Addiction and Parent/Child Relationships
Although they are often overlooked in addictive relationships, the relationships with the children in your life need to be repaired as well. Just like your romantic relationship, they will need to learn to trust you again. But, their trust needs to be rebuilt differently. They will need to learn that you can keep your word. Additionally, you will need to reestablish solid communication with your kids. Be honest with them, making sure that any details you offer are age appropriate. More importantly, spend time with your children. Allow them to draw their own conclusions that you are healthy and in a good place to have a relationship with them; that will go further than anything you can ever tell them.
Addiction and Friendships
Like the other relationships in your life, your friendships may have been greatly impacted through your addiction.

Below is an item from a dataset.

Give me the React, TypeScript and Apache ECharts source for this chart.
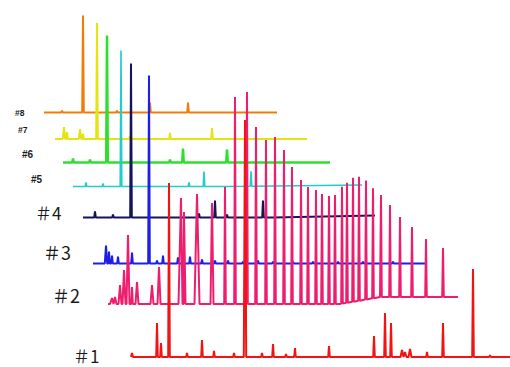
import React, { useEffect, useRef } from 'react';
import * as echarts from 'echarts';

// Trace labels (back to front)
const TRACE_LABELS = ['#8', '#7', '#6', '#5', '＃4', '＃3', '＃2', '＃1'];
// Retention span of each trace (trace units)
const TRACE_LENGTHS = [233, 252, 267, 289, 292, 332, 350, 379];

// Peaks: [retention, height, halfWidth?]
const PEAKS_8 = [[18, 2], [39, 97], [73, 2], [106, 10], [144, 10]];
const PEAKS_7 = [[9, 12, 1.2], [12, 7], [25, 10, 1.2], [28, 5], [42, 116], [75, 3], [115, 6], [157, 11]];
const PEAKS_6 = [[10, 4], [27, 3], [44, 127], [107, 3], [120, 14], [164, 13]];
const PEAKS_5 = [[13, 4], [30, 3], [48, 136], [116, 4], [131, 15], [178, 15]];
const PEAKS_4 = [[12, 6], [30, 3], [48, 154], [116, 4], [132, 17], [144, 3], [180, 17]];
const PEAKS_3 = [
  [13, 18, 1.2], [16, 12], [19, 8], [25, 7], [39, 11], [56, 188], [64, 3], [70, 8],
  [85, 6], [97, 7], [109, 4], [122, 3], [135, 3], [150, 2], [165, 3], [180, 2],
  [200, 2], [220, 2], [245, 2], [270, 2], [300, 2],
];
const PEAKS_2 = [
  [4, 6, 2], [7, 7, 1.5], [12, 19, 1.5], [16, 34, 1.5], [20, 69, 1.5], [24, 17], [29, 22, 1.5],
  [44, 19, 1.5], [51, 37, 1.5], [73, 106, 2.5], [76, 92, 1.5], [89, 110, 2.5], [104, 101, 1.5],
  [117, 117], [127, 207], [139, 212], [148, 177], [158, 164], [167, 167], [176, 154],
  [184, 137], [193, 124], [200, 117], [208, 114], [214, 110], [221, 108], [227, 109],
  [234, 117], [239, 120], [245, 124], [251, 124], [258, 119], [265, 110], [273, 102],
  [282, 92], [292, 80], [304, 70], [318, 58], [335, 49],
];
const PEAKS_1 = [
  [1, 4, 1], [26, 34], [30, 14], [38, 174], [56, 4], [71, 17], [83, 6], [103, 4], [114, 237, 1.2],
  [131, 4], [142, 13], [155, 3], [164, 9], [198, 11], [243, 21], [254, 44], [260, 34],
  [271, 7, 1.5], [274, 5, 1.5], [279, 8, 1.5], [296, 5], [312, 34], [342, 88], [359, 2],
];
const TRACE_PEAKS = [PEAKS_8, PEAKS_7, PEAKS_6, PEAKS_5, PEAKS_4, PEAKS_3, PEAKS_2, PEAKS_1];

// Baseline drift knots: [retention, level]
const DRIFT_5 = [[0, 0], [150, 0], [289, 1.5]];
const DRIFT_4 = [[0, 0], [190, 0], [292, 2]];
const DRIFT_2 = [[0, 0], [232, 0], [272, 7], [350, 7]];
const FLAT = [[0, 0]];
const TRACE_DRIFT = [FLAT, FLAT, FLAT, DRIFT_5, DRIFT_4, FLAT, DRIFT_2, FLAT];

// Layout / style (not data)
const LEFTS = [44, 55, 63, 73, 83, 93, 108, 131];
const BASELINES = [112.5, 139, 162.5, 186.5, 217.5, 263.5, 304, 357];
const COLORS = ['#F07D0A', '#E4E410', '#2EE02E', '#22CCCC', '#14145A', '#1E1EE6', '#EE1E6E', '#F01414'];
const WIDTHS = [2, 2, 2.5, 1.6, 2, 2, 2, 2];
const LABEL_POS = [[15, 113], [18, 130], [22, 154], [31, 179], [35, 212], [43, 252], [52, 295], [73, 355]];
const LABEL_SIZE = [8.5, 8.5, 10, 10, 17, 18, 18, 17];

function levelAt(drift: number[][], t: number): number {
  if (drift.length === 1) return drift[0][1];
  for (let i = 0; i < drift.length - 1; i++) {
    const [t0, l0] = drift[i];
    const [t1, l1] = drift[i + 1];
    if (t >= t0 && t <= t1) return l0 + ((l1 - l0) * (t - t0)) / (t1 - t0);
  }
  return t < drift[0][0] ? drift[0][1] : drift[drift.length - 1][1];
}

function buildTrace(len: number, peaks: number[][], drift: number[][]) {
  const pts: number[][] = [[0, levelAt(drift, 0)]];
  const sorted = [...peaks].sort((a, b) => a[0] - b[0]);
  for (const p of sorted) {
    const [t, h] = p;
    const w = p[2] ?? 0.8;
    const b = levelAt(drift, t);
    pts.push([t - w, b], [t, b + h], [t + w, b]);
  }
  drift.forEach(([t, l]) => {
    if (t > 0) pts.push([t, l]);
  });
  pts.push([len, levelAt(drift, len)]);
  pts.sort((a, b) => a[0] - b[0]);
  return pts;
}

export default function App() {
  const ref = useRef<HTMLDivElement>(null);
  useEffect(() => {
    document.body.style.margin = '0';
    const chart = echarts.init(ref.current!, undefined, { renderer: 'svg' });
    const grids: any[] = [];
    const xAxes: any[] = [];
    const yAxes: any[] = [];
    const series: any[] = [];
    TRACE_LABELS.forEach((name, i) => {
      grids.push({ left: LEFTS[i], top: 0, width: TRACE_LENGTHS[i], height: BASELINES[i] });
      xAxes.push({ gridIndex: i, type: 'value', min: 0, max: TRACE_LENGTHS[i], show: false });
      yAxes.push({ gridIndex: i, type: 'value', min: 0, max: BASELINES[i], show: false });
      series.push({
        name,
        type: 'line',
        xAxisIndex: i,
        yAxisIndex: i,
        data: buildTrace(TRACE_LENGTHS[i], TRACE_PEAKS[i], TRACE_DRIFT[i]),
        showSymbol: false,
        clip: false,
        z: 2 + i,
        lineStyle: { color: COLORS[i], width: WIDTHS[i], join: 'bevel' },
        itemStyle: { color: COLORS[i] },
      });
    });
    const graphics = TRACE_LABELS.map((text, i) => {
      const big = i >= 4;
      return {
        type: 'text',
        x: LABEL_POS[i][0],
        y: LABEL_POS[i][1],
        style: {
          text,
          fill: '#1a1a1a',
          fontSize: LABEL_SIZE[i],
          fontWeight: big ? 'normal' : 'bold',
          fontFamily: big ? '"Noto Sans CJK JP", sans-serif' : '"Liberation Sans", Arial, sans-serif',
          verticalAlign: 'middle',
          textVerticalAlign: 'middle',
        },
      };
    });
    chart.setOption({
      animation: false,
      backgroundColor: '#ffffff',
      grid: grids,
      xAxis: xAxes,
      yAxis: yAxes,
      series,
      graphic: graphics,
    });
    return () => chart.dispose();
  }, []);
  return (
    <div
      ref={ref}
      style={{ position: 'fixed', left: 0, top: 0, width: 510, height: 367 }}
    />
  );
}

In some situations, your friends may have been in a position where they enabled you to continue your addiction, or worse, enjoyed the addictive life with you. As you have learned through your recovery program, many of these types of relationships may negatively impact your sobriety and may need to be ended. On the other end of the spectrum, you may have friendships that also need to be repaired. In these situations, your friends will need to see that you are able to maintain the balance of your sobriety and the stresses of life. They will need to learn to trust you again. The best way you can rebuild friendships is to allow them to see you stay sober, give them time, and show them you have changed. Your addiction has greatly impacted your life and the lives of those around you. With sincere dedication, time, and effort you can restore the relationships you will need for a healthy future.